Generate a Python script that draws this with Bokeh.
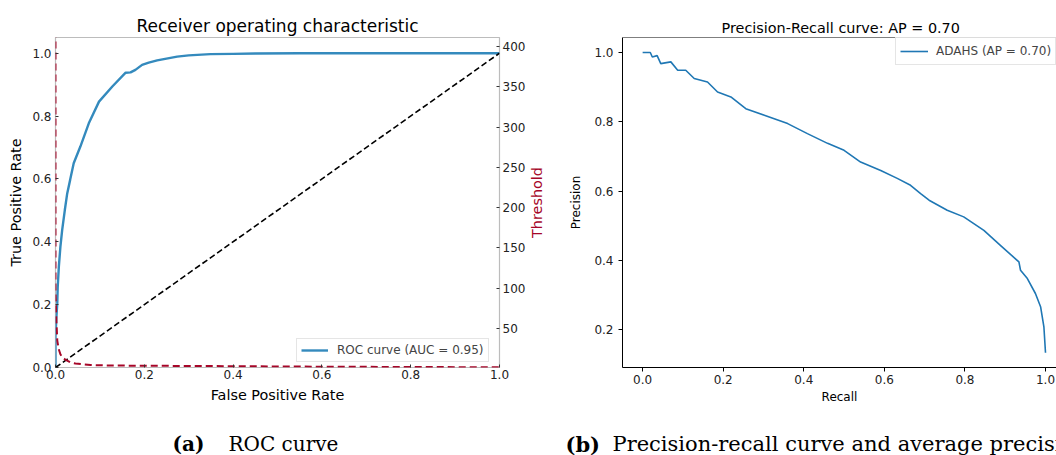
import math
from bokeh.plotting import figure
from bokeh.models import (Range1d, LinearAxis, FixedTicker, PrintfTickFormatter,
                          Legend, LegendItem, Span)
from bokeh.core.properties import value
from bokeh.layouts import row, column
from bokeh.embed import file_html
from bokeh.resources import INLINE

# ---------------- data ----------------
roc_fpr = [0.0, 0.0, 0.002, 0.004, 0.005, 0.0075, 0.011, 0.015, 0.021, 0.0264,
           0.033, 0.041, 0.056, 0.075, 0.098, 0.128, 0.158, 0.169, 0.180, 0.195,
           0.21, 0.229, 0.25, 0.274, 0.30, 0.349, 0.40, 0.45, 0.55, 1.0]
roc_tpr = [0.0, 0.10, 0.16, 0.204, 0.257, 0.320, 0.384, 0.437, 0.501, 0.554,
           0.597, 0.650, 0.703, 0.777, 0.846, 0.894, 0.938, 0.939, 0.947, 0.963,
           0.970, 0.977, 0.983, 0.989, 0.993, 0.997, 0.998, 0.999, 1.0, 1.0]
chance_x = [0.0, 1.0]
chance_y = [0.0, 1.0]
thr_fpr = [0.0, 0.0, 0.002, 0.004, 0.007, 0.011, 0.016, 0.023, 0.034, 0.045,
           0.065, 0.079, 0.12, 0.165, 0.2, 0.4, 0.6, 0.8, 1.0]
thr_val = [420.0, 95.0, 60.0, 35.0, 25.0, 18.0, 14.0, 11.0, 7.8, 6.6,
           5.4, 4.6, 4.1, 3.9, 3.8, 3.2, 2.6, 2.2, 1.9]
pr_recall = [0.0, 0.019, 0.024, 0.036, 0.045, 0.070, 0.087, 0.107, 0.128, 0.161,
             0.186, 0.219, 0.256, 0.302, 0.360, 0.409, 0.459, 0.500, 0.541, 0.591,
             0.632, 0.665, 0.690, 0.711, 0.756, 0.797, 0.847, 0.888, 0.934, 0.938,
             0.955, 0.975, 0.988, 0.996, 1.0]
pr_precision = [1.0, 1.0, 0.987, 0.991, 0.968, 0.973, 0.949, 0.949, 0.925, 0.915,
                0.886, 0.872, 0.838, 0.819, 0.795, 0.766, 0.738, 0.718, 0.684, 0.660,
                0.637, 0.617, 0.593, 0.574, 0.545, 0.526, 0.487, 0.444, 0.396, 0.372,
                0.348, 0.305, 0.266, 0.209, 0.134]
unit_ticks = [0.0, 0.2, 0.4, 0.6, 0.8, 1.0]
thr_ticks = [50, 100, 150, 200, 250, 300, 350, 400]
prec_ticks = [0.2, 0.4, 0.6, 0.8, 1.0]
thr_label = ["Threshold"]

caption_a = ["(a)", "ROC curve"]
caption_b = ["(b)", "Precision-recall curve and average precision"]

FONT = "DejaVu Sans"
SERIF = "DejaVu Serif"
BLUE_BMH = "#348ABD"
RED_BMH = "#A60628"
BLUE_MPL = "#1f77b4"


def style_axis(ax, size, label_size, tick_in, tick_out, color="#222222"):
    ax.major_label_text_font = FONT
    ax.major_label_text_font_size = size
    ax.major_label_text_color = color
    ax.axis_label_text_font = FONT
    ax.axis_label_text_font_size = label_size
    ax.axis_label_text_font_style = "normal"
    ax.axis_label_text_color = "black"
    ax.major_tick_in = tick_in
    ax.major_tick_out = tick_out
    ax.minor_tick_in = 0
    ax.minor_tick_out = 0
    ax.major_tick_line_color = "#333333"


def blank(p):
    p.axis.visible = False
    p.xgrid.visible = False
    p.ygrid.visible = False
    p.outline_line_color = None
    p.background_fill_color = "white"
    p.border_fill_color = "white"
    p.title.text_font_size = "0px"
    p.title.standoff = 0


# ---------------- left panel: ROC ----------------
p1 = figure(width=528, height=425, output_backend="svg",
            toolbar_location=None, x_range=Range1d(0, 1), y_range=Range1d(0, 1.05),
            min_border_left=55, min_border_right=29, min_border_top=37,
            min_border_bottom=58)
p1.xgrid.visible = False
p1.ygrid.visible = False
p1.outline_line_color = "#bcbcbc"
p1.outline_line_width = 1.2
p1.background_fill_color = "white"
p1.border_fill_color = "white"

p1.title.text = "Receiver operating characteristic"
p1.title.align = "center"
p1.title.text_font = FONT
p1.title.text_font_size = "17px"
p1.title.text_font_style = "normal"
p1.title.text_color = "black"
p1.title.standoff = 4

for ax in (p1.xaxis[0], p1.yaxis[0]):
    style_axis(ax, "12px", "14.4px", 3, 0)
    ax.axis_line_color = None
    ax.ticker = FixedTicker(ticks=unit_ticks)
    ax.formatter = PrintfTickFormatter(format="%.1f")
p1.xaxis.axis_label = "False Positive Rate"
p1.yaxis.axis_label = "True Positive Rate"
p1.xaxis.major_label_standoff = 2
p1.xaxis.axis_label_standoff = 5
p1.yaxis.major_label_standoff = 4
p1.yaxis.axis_label_standoff = 5

p1.extra_y_ranges = {"thr": Range1d(1.6, 411.2)}
ax_r = LinearAxis(y_range_name="thr", ticker=FixedTicker(ticks=thr_ticks))
style_axis(ax_r, "12px", "14.4px", 3, 0)
ax_r.axis_line_color = None
ax_r.major_label_standoff = 3
p1.add_layout(ax_r, "right")

r_roc = p1.line(roc_fpr, roc_tpr, line_color=BLUE_BMH, line_width=2.4)
p1.line(chance_x, chance_y, line_color="black", line_dash="6 3", line_width=1.6)
p1.line(thr_fpr, thr_val, y_range_name="thr", line_color=RED_BMH,
        line_dash="7 4", line_width=2)

leg1 = Legend(items=[LegendItem(label="ROC curve (AUC = 0.95)", renderers=[r_roc])],
              location=(241, 5), padding=4, spacing=0, margin=0,
              glyph_width=27, glyph_height=14, label_height=14, label_standoff=9,
              label_text_font=FONT, label_text_font_size="12px",
              border_line_color="#cccccc", border_line_width=1,
              background_fill_alpha=0.85)
p1.add_layout(leg1)

# ---------------- "Threshold" label strip (twin-axis label) ----------------
pthr = figure(width=32, height=425, output_backend="svg", toolbar_location=None,
              x_range=Range1d(0, 1), y_range=Range1d(0, 1.05),
              min_border_left=0, min_border_right=0, min_border_top=37,
              min_border_bottom=58)
blank(pthr)
pthr.text(x=[8.5 / 32], y=[0.525], text=thr_label, angle=math.pi / 2,
          text_font=value(FONT), text_font_size="14.4px", text_align="center",
          text_baseline="middle", text_color=RED_BMH)

# ---------------- right panel: PR ----------------
p2 = figure(width=496, height=425, output_backend="svg",
            toolbar_location=None, x_range=Range1d(-0.05, 1.0273),
            y_range=Range1d(0.0916, 1.0433),
            min_border_left=62, min_border_right=0, min_border_top=37,
            min_border_bottom=58)
p2.xgrid.visible = False
p2.ygrid.visible = False
p2.outline_line_color = None
p2.background_fill_color = "white"
p2.border_fill_color = "white"

p2.title.text = "Precision-Recall curve: AP = 0.70"
p2.title.align = "left"
p2.title.offset = 99
p2.title.text_font = FONT
p2.title.text_font_size = "14.4px"
p2.title.text_font_style = "normal"
p2.title.text_color = "black"
p2.title.standoff = 4

for ax in (p2.xaxis[0], p2.yaxis[0]):
    style_axis(ax, "12px", "12px", 0, 4, color="#222222")
    ax.axis_line_color = "black"
    ax.major_tick_line_color = "black"
    ax.formatter = PrintfTickFormatter(format="%.1f")
p2.xaxis.ticker = FixedTicker(ticks=unit_ticks)
p2.yaxis.ticker = FixedTicker(ticks=prec_ticks)
p2.xaxis.axis_label = "Recall"
p2.yaxis.axis_label = "Precision"
p2.xaxis.major_label_standoff = 3
p2.xaxis.axis_label_standoff = 3
p2.yaxis.major_label_standoff = 5
p2.yaxis.axis_label_standoff = 8
p2.add_layout(Span(location=1.0433, dimension="width", line_color="black",
                   line_width=1))

r_pr = p2.line(pr_recall, pr_precision, line_color=BLUE_MPL, line_width=1.6)
leg2 = Legend(items=[LegendItem(label="ADAHS (AP = 0.70)", renderers=[r_pr])],
              location=(273, 302), padding=4, spacing=0, margin=0,
              glyph_width=28, glyph_height=18, label_height=18, label_standoff=8,
              label_text_font=FONT, label_text_font_size="12px",
              border_line_color="#cccccc", border_line_width=1,
              background_fill_alpha=0.85)
p2.add_layout(leg2)

# ---------------- caption strip ----------------
pcap = figure(width=1056, height=30, output_backend="svg", toolbar_location=None,
              x_range=Range1d(0, 1056), y_range=Range1d(0, 30),
              min_border=0, min_border_left=0, min_border_right=0,
              min_border_top=0, min_border_bottom=0)
blank(pcap)
pcap.text(x=[172], y=[11.5], text=caption_a[:1], text_font=value(SERIF),
          text_font_size="20px", text_font_style="bold",
          text_baseline="middle", text_color="black")
pcap.text(x=[228], y=[11.5], text=caption_a[1:], text_font=value(SERIF),
          text_font_size="20px", text_baseline="middle", text_color="black")
pcap.text(x=[565], y=[11.5], text=caption_b[:1], text_font=value(SERIF),
          text_font_size="21px", text_font_style="bold",
          text_baseline="middle", text_color="black")
pcap.text(x=[612], y=[11.5], text=caption_b[1:], text_font=value(SERIF),
          text_font_size="21px", text_baseline="middle", text_color="black")

layout = column(row(p1, pthr, p2, spacing=0), pcap, spacing=0)
open("out.html", "w").write(file_html(layout, INLINE))
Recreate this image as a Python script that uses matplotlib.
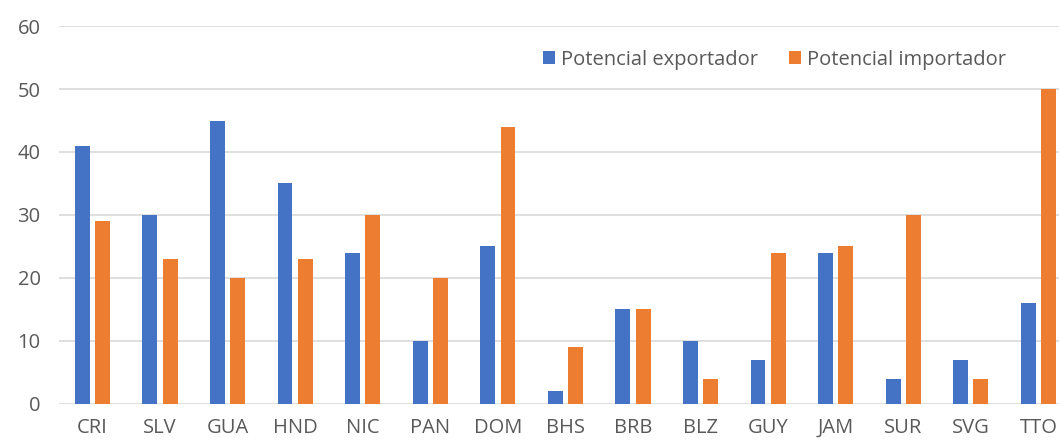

■ **AIM**: Every line containing the string "this" must be listed.

■ **OUTPUT OF THE EXERCISE**:
Generate a Python script that draws this with Bokeh.
Recreate this image as a Python script that uses matplotlib.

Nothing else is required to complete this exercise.